Chaussure à son pied

C’est ce que chacun chercherait, parait-il. La chaussure est aussi un des plus sûrs moyens pour estimer le degré d’aisance de son propriétaire, car les tarifs pratiqués dans cette activité économique en font un signe extérieur de richesse aussi sûrement que la possession d’un yacht ou d’une écurie de course. Alors quand les photos du couple présidentiel français en déplacement en Égypte chez notre sympathique ami dictateur et néanmoins client de gros contrats d’armement, le Maréchal Sissi, ont circulé sur les réseaux sociaux, les spécialistes ont vite identifié la marque et le modèle des chaussures de Brigitte Macron.

Bien que je ne leur trouve personnellement aucune classe, ces « baskets » kaki sont bel et bien estampillées Louis Vuitton, ce qui leur confère immédiatement la valeur de 750 euros à laquelle elles sont vendues. De quoi relancer la polémique sur les dépenses engagées par l’épouse du président pour elle-même, ou pour le train de vie de l’Élysée. Les services présidentiels ont cru trouver la parade absolue en indiquant que ces chaussures, comme les robes de Mme Macron, étaient prêtées et ne coûtaient rien au contribuable. C’est gravement méconnaitre le bon sens des Français, qui savent que personne ne leur prêtera jamais un tel symbole. Certains se souviennent encore des bottines de Roland Dumas, offertes par sa maitresse Christine Deviers-Joncour à l’aide de l’argent du groupe Elf. À l’époque, il s’agissait de chaussures Berluti, une paire à 11 000 francs, l’autre à 13 000 francs, ce qui faisait dire que Roland Dumas se promenait avec un SMIC annuel à chaque pied. Curieusement, l’opinion publique lui gardera davantage grief de ses goûts de luxe indécents que des dizaines de millions détournés en pots-de-vin et commissions qu’il a couverts à l’époque.

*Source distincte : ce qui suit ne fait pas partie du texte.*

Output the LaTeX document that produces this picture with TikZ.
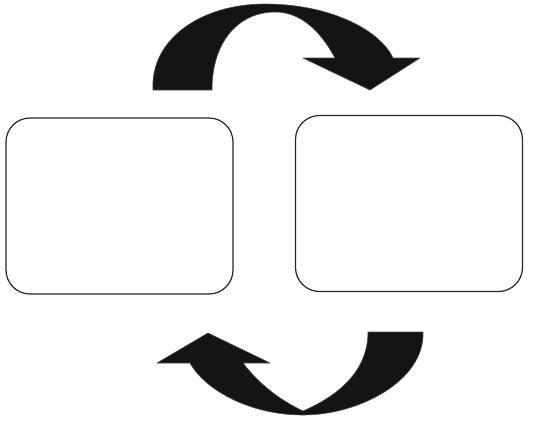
\documentclass[tikz,border=0pt]{standalone}
\begin{document}
\begin{tikzpicture}[x=1pt,y=-1pt,
  box/.style={draw=black!85,line width=1.2pt,rounded corners=24pt,minimum width=227pt,minimum height=176pt,inner sep=0pt},
  bigarrow/.style={fill=black!92,draw=black!70,line width=0.6pt,line join=round}]
\useasboundingbox (0,0) rectangle (550,424);
\node[box] (left) at (119.5,206) {};
\node[box] (right) at (409,203.5) {};
% top curved arrow
\path[bigarrow] (153,90) .. controls (150,40) and (200,4) .. (265,4)
  .. controls (330,4) and (380,30) .. (393,58) -- (420,58) -- (370,90) -- (303,58) -- (335,58)
  .. controls (320,30) and (300,12) .. (275,12)
  .. controls (240,12) and (212,40) .. (212,90) -- cycle;
% bottom curved arrow
\path[bigarrow] (423,332) .. controls (425,380) and (360,415) .. (303,415)
  .. controls (250,415) and (205,390) .. (190,363) -- (157,363) -- (208,333) -- (270,363) -- (243,363)
  .. controls (260,385) and (280,400) .. (303,411)
  .. controls (340,395) and (368,370) .. (368,332) -- cycle;
\end{tikzpicture}
\end{document}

Il faut donc se garder de sous-estimer l’impact du symbole des chaussures de luxe comme révélateur des inégalités sociales. Sous le quinquennat Hollande, un de ses proches conseillers, Aquilino Morelle, avait déjà scandalisé en employant un cireur de chaussures pour entretenir sa trentaine de paires de souliers de luxe, dans les locaux de l’Élysée. La leçon a-t-elle été retenue ? Ni Brigitte ni Emmanuel Macron n’ont besoin d’embaucher de cireurs de pompes professionnels. Il ne manque en effet pas de bénévoles ou d’amateurs prêts à exécuter quotidiennement cette tâche, au point que les chaussures présidentielles n’ont pas le temps de se souiller en aucune façon qu’elles sont déjà soigneusement léchées et prêtes à resservir comme si elles étaient neuves. Je me suis même laissé dire que c’était un souci du couple, que d’avoir été élevé plus ou moins hors-sol, et d’avoir découvert récemment que leur attitude naïvement aristocratique pouvait déchaîner un torrent de haine pure, à laquelle ils ne comprennent rien.